John Kelly, president of Local 1 of the University Professional and Technical Employees, CWA, said his department has had difficulties hiring qualified technical help. 

He said he just hired a senior electronics technician, but it took him six months to find someone for that job. He said the new hire builds computer networks and troubleshoots and possesses high qualifications. 

She took a cut in pay of about 30 to 40 percent to come to Cal, he said. She has no dependents and Kelly said she views the position as a terrific learning opportunity, and of course, there are medical benefits and free classes. 

When asked about the mystique and ambience of working in the groves of the academy, he responded that if the school were to run a monastery and call it “the order of the University of Berkeley, we have nothing to discuss.” 

“But this is a real world institution, we have to pay rent and buy groceries,” Kelly said. 

The union also works on the legislative front, because the university’s argument, he said, is that it can only give out what it receives from Sacramento. 

Hayward said the university offered to CUE to provide this year’s wage increase to clerical employees while contract negotiations continue. 
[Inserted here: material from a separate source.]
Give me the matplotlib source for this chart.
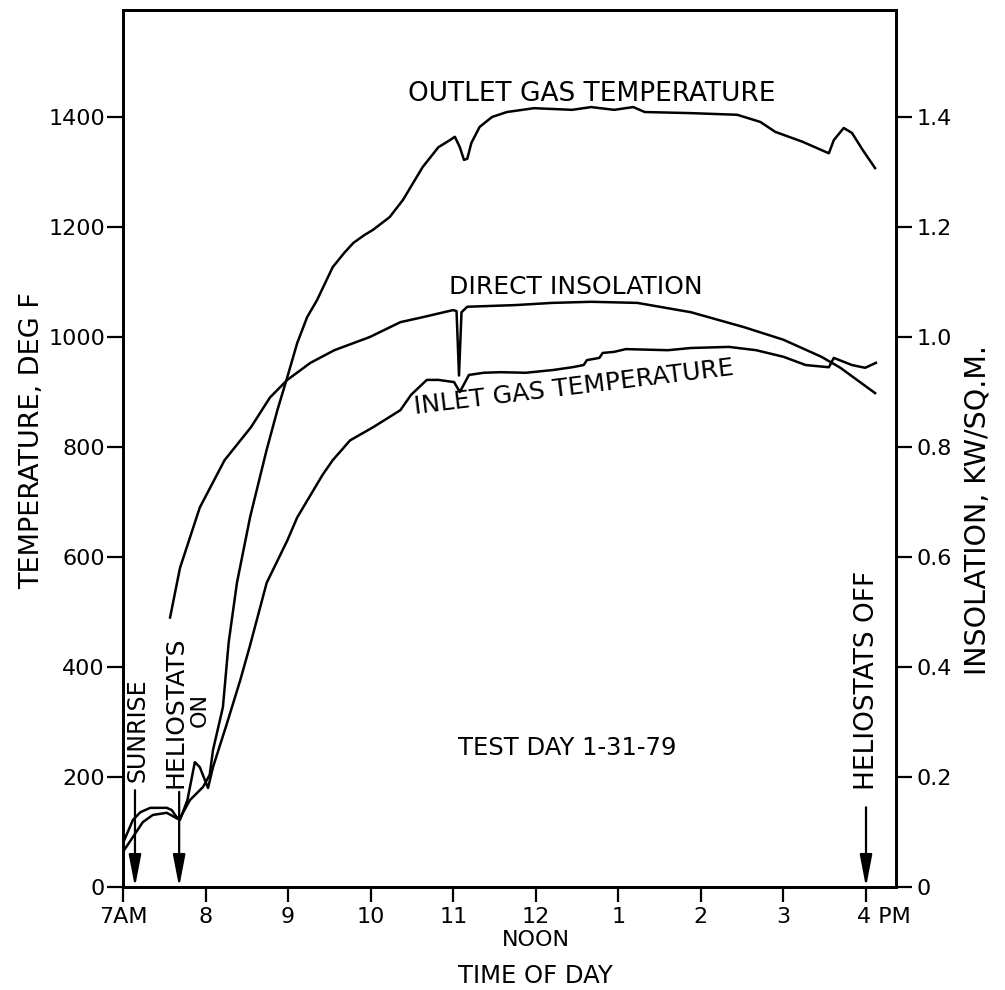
import matplotlib
matplotlib.use("Agg")
import matplotlib.pyplot as plt
from matplotlib import transforms

# time of day in decimal hours (7 = 7AM, 16 = 4PM)
hours = [7, 8, 9, 10, 11, 12, 13, 14, 15, 16]
hour_labels = ["7AM", "8", "9", "10", "11", "12\nNOON", "1", "2", "3", "4 PM"]
temp_ticks = [0, 200, 400, 600, 800, 1000, 1200, 1400]
insol_ticks = [0, 0.2, 0.4, 0.6, 0.8, 1.0, 1.2, 1.4]
insol_tick_labels = ["0", "0.2", "0.4", "0.6", "0.8", "1.0", "1.2", "1.4"]

# outlet gas temperature, deg F
outlet_t = [7.0, 7.12, 7.21, 7.33, 7.53, 7.59, 7.65, 7.69, 7.81, 7.97, 8.05,
            8.09, 8.21, 8.28, 8.38, 8.54, 8.74, 8.87, 8.99, 9.11, 9.23, 9.35,
            9.54, 9.68, 9.79, 9.92, 10.03, 10.23, 10.39, 10.63, 10.82, 10.96,
            11.02, 11.08, 11.13, 11.17, 11.22, 11.32, 11.47, 11.65, 11.98,
            12.44, 12.67, 12.95, 13.18, 13.32, 13.88, 14.44, 14.72, 14.90,
            15.23, 15.55, 15.61, 15.73, 15.83, 15.96, 16.11]
outlet_T = [80, 122, 136, 144, 144, 140, 127, 125, 158, 182, 204,
            249, 327, 445, 553, 673, 795, 867, 927, 989, 1036, 1067,
            1127, 1153, 1171, 1185, 1195, 1218, 1249, 1309, 1345, 1358,
            1364, 1345, 1322, 1324, 1353, 1382, 1400, 1409, 1416,
            1413, 1418, 1413, 1418, 1409, 1407, 1404, 1391, 1373,
            1355, 1334, 1358, 1380, 1371, 1340, 1307]

# inlet gas temperature, deg F
inlet_t = [7.0, 7.12, 7.24, 7.36, 7.53, 7.65, 7.69, 7.78, 7.87, 7.93, 8.03,
           8.09, 8.26, 8.42, 8.54, 8.74, 8.99, 9.11, 9.42, 9.54, 9.75, 10.03,
           10.36, 10.49, 10.68, 10.82, 11.01, 11.08, 11.19, 11.37, 11.57,
           11.88, 12.21, 12.44, 12.58, 12.62, 12.77, 12.81, 12.95, 13.09,
           13.60, 13.88, 14.34, 14.67, 15.0, 15.27, 15.55, 15.61, 15.83,
           15.99, 16.12]
inlet_T = [64, 91, 118, 131, 135, 125, 122, 158, 227, 218, 180,
           218, 298, 376, 440, 553, 630, 672, 750, 776, 812, 836,
           867, 895, 922, 922, 918, 900, 931, 935, 936,
           935, 940, 945, 949, 958, 962, 971, 973, 978,
           976, 980, 982, 976, 964, 949, 945, 962, 949,
           944, 953]

# direct insolation, kW/sq.m
insol_t = [7.57, 7.69, 7.93, 8.23, 8.55, 8.78, 8.99, 9.27, 9.56, 9.99, 10.36,
           10.63, 11.0, 11.04, 11.07, 11.10, 11.17, 11.75, 12.2, 12.67, 13.23,
           13.88, 14.52, 15.0, 15.46, 15.69, 16.11]
insol_kw = [0.49, 0.58, 0.69, 0.776, 0.836, 0.89, 0.922, 0.953, 0.976, 1.0,
            1.027, 1.036, 1.049, 1.047, 0.93, 1.045, 1.055, 1.058, 1.062,
            1.064, 1.062, 1.045, 1.018, 0.995, 0.964, 0.944, 0.898]

# event markers: sunrise, heliostats on, heliostats off
event_t = [7.145, 7.68, 16.0]
event_top = [176, 173, 145]

plt.rcParams["font.family"] = ["DejaVu Sans"]

fig = plt.figure(figsize=(10.05, 9.9), dpi=100)
ax = fig.add_axes([0.1224, 0.1040, 0.7692, 0.8859])
ax2 = ax.twinx()

lw = 1.8
ax.plot(outlet_t, outlet_T, color="black", lw=lw)
ax.plot(inlet_t, inlet_T, color="black", lw=lw)
ax2.plot(insol_t, insol_kw, color="black", lw=lw)

ax.set_xlim(7, 16.364)
ax.set_ylim(0, 1594.5)
ax2.set_ylim(0, 1.5945)

ax.set_xticks(hours)
ax.set_xticklabels(hour_labels)
ax.set_yticks(temp_ticks)
ax2.set_yticks(insol_ticks)
ax2.set_yticklabels(insol_tick_labels)

ax.tick_params(axis="x", direction="out", length=11, width=1.6, pad=3.5, labelsize=16)
ax.tick_params(axis="y", direction="out", length=11.5, width=1.6, pad=1.5, labelsize=16)
ax2.tick_params(axis="y", direction="out", length=11.5, width=1.6, pad=3.5, labelsize=16)

for a in (ax, ax2):
    for s in a.spines.values():
        s.set_linewidth(2)

# "4 PM" sits with its 4 under the tick
lab = ax.get_xticklabels()[-1]
lab.set_transform(lab.get_transform() + transforms.ScaledTranslation(0.18, 0, fig.dpi_scale_trans))

ax.set_xlabel("TIME OF DAY", fontsize=17.5)
ax.xaxis.set_label_coords(0.534, -0.0875)
ax.set_ylabel("TEMPERATURE, DEG F", fontsize=19.5)
ax.yaxis.set_label_coords(-0.101, 0.5097)
ax2.set_ylabel("INSOLATION, KW/SQ.M.", fontsize=20.5)
ax2.yaxis.set_label_coords(1.0867, 0.4299)

# curve labels
ax.text(12.68, 1442, "OUTLET GAS TEMPERATURE", fontsize=19, ha="center", va="center")
ax.text(12.48, 1091, "DIRECT INSOLATION", fontsize=18, ha="center", va="center")
ax.text(12.46, 908, "INLET GAS TEMPERATURE", fontsize=18, ha="center", va="center", rotation=7)
ax.text(12.38, 253, "TEST DAY 1-31-79", fontsize=17.5, ha="center", va="center")

# event labels and arrows
ax.text(7.176, 285, "SUNRISE", fontsize=17, rotation=90, ha="center", va="center")
ax.text(7.63, 318, "HELIOSTATS", fontsize=18, rotation=90, ha="center", va="center")
ax.text(7.93, 322, "ON", fontsize=16, rotation=90, ha="center", va="center")
ax.text(16.01, 376, "HELIOSTATS OFF", fontsize=19, rotation=90, ha="center", va="center")

for t, top in zip(event_t, event_top):
    ax.annotate("", xy=(t, 0), xytext=(t, top),
                arrowprops=dict(arrowstyle="-|>,head_length=1.3,head_width=0.25",
                                color="black", lw=1.6, shrinkA=0, shrinkB=0,
                                mutation_scale=15))

fig.savefig("out.png", dpi=100, facecolor="white")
He said this is unusual because the wage increase is usually part of the entire contract agreement. 

“We offered to go ahead and provide wage increases consistent with funding we received from the state and the union declined and held out for more money,” he said. 

He said the university system management has been supporting efforts in the legislature to provide more money in next year’s state budget for UC staff salaries. 

“There are a number of challenges we face. The strength of the overall economy makes it hard to stay competitive in terms of compensation,” Hayward said. 

Budget cuts in the early 1990s put the system at a disadvantage because the schools went for three years without a cost of living raise, he said. “It takes a significant amount of money to make even minor improvements in wages,” he said.